Define the function $f : \{n \mid n = 3m − 1 \text{ for some } m \in \mathbb{Z}\} \rightarrow \{k \mid k = 4m + 2 \text{ for some } m \in \mathbb{Z}\}$ by $f(n)=\frac{4(n+1)}{3}-2$ Prove that $f$ is a bijection.
I am aware that I need to prove $f$ is injective and surjective and therefore, a bijection. How should I approach this? (The lecturer has written "Backwards proof" on my script and marked my answer as incorrect)
Edit (my answer as requested in comments)
Edit2 (switched incorrectly labelled domain and codomain)

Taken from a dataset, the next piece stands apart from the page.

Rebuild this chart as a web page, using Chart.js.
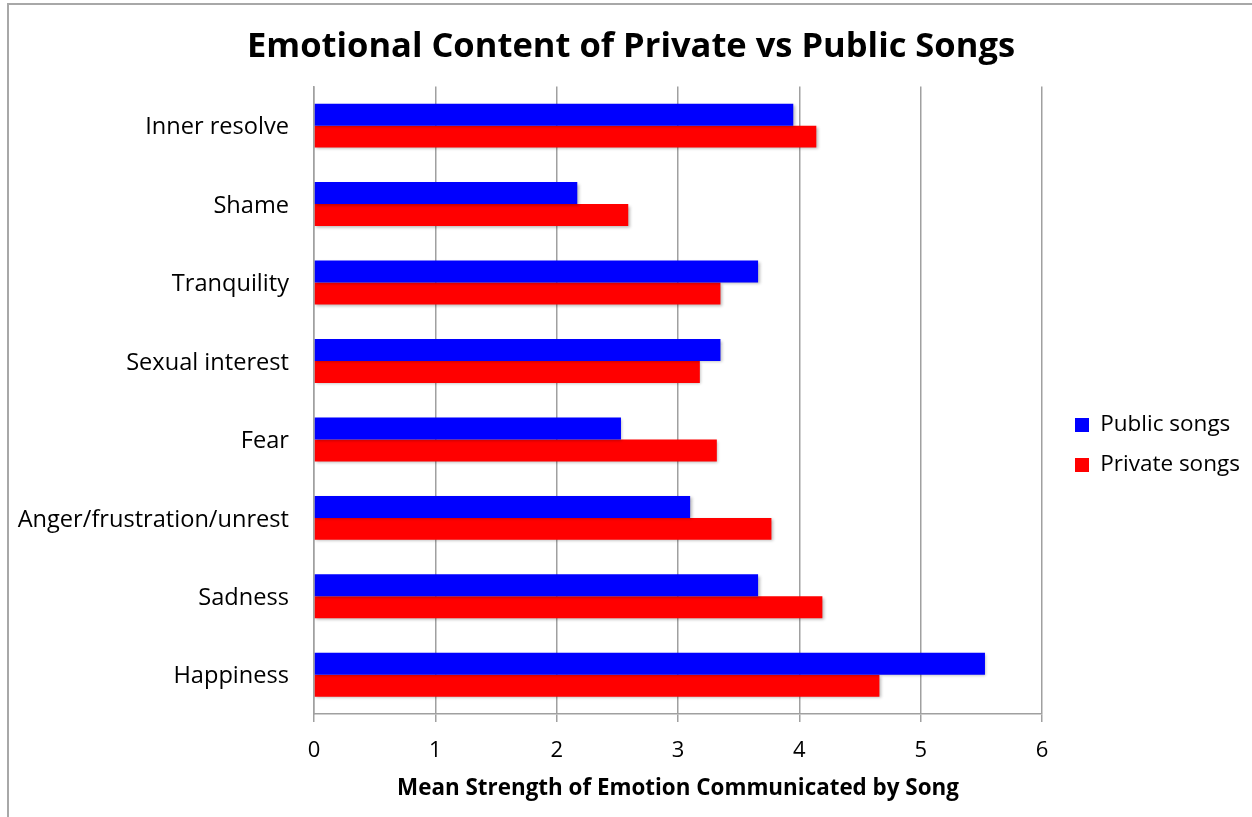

if $f(x) = f(y)$ then $\frac{4(x+1)}{3}-2 = \frac{4(y+1)}{3}-2$ $x = y \text{ }$ Therefore the function is injective.
Let $m \in \mathbb{Z} \text{, } 3m-1 \in \mathbb{D} \text{ (domain)}$ $m+1 \in \mathbb{Z} \text{, } 3(m+1)-1 \text{, } 3m+2 \in \mathbb{D}$ $f(3m+2) = \frac{4((3m+2)+1)}{3}-2$ $f(3m+2) = \frac{4(3m+3)}{3}-2$ $f(3m+2) = \frac{12m+12)}{3}-2$ $f(3m+2) = 4m+4-2$ $f(3m+2) = 4m+2$ $4m+2 \in \mathbb{C} \text{ (codomain)}$ Therefore the function is surjective.
Since the function is injective and surjective, it is a bijection.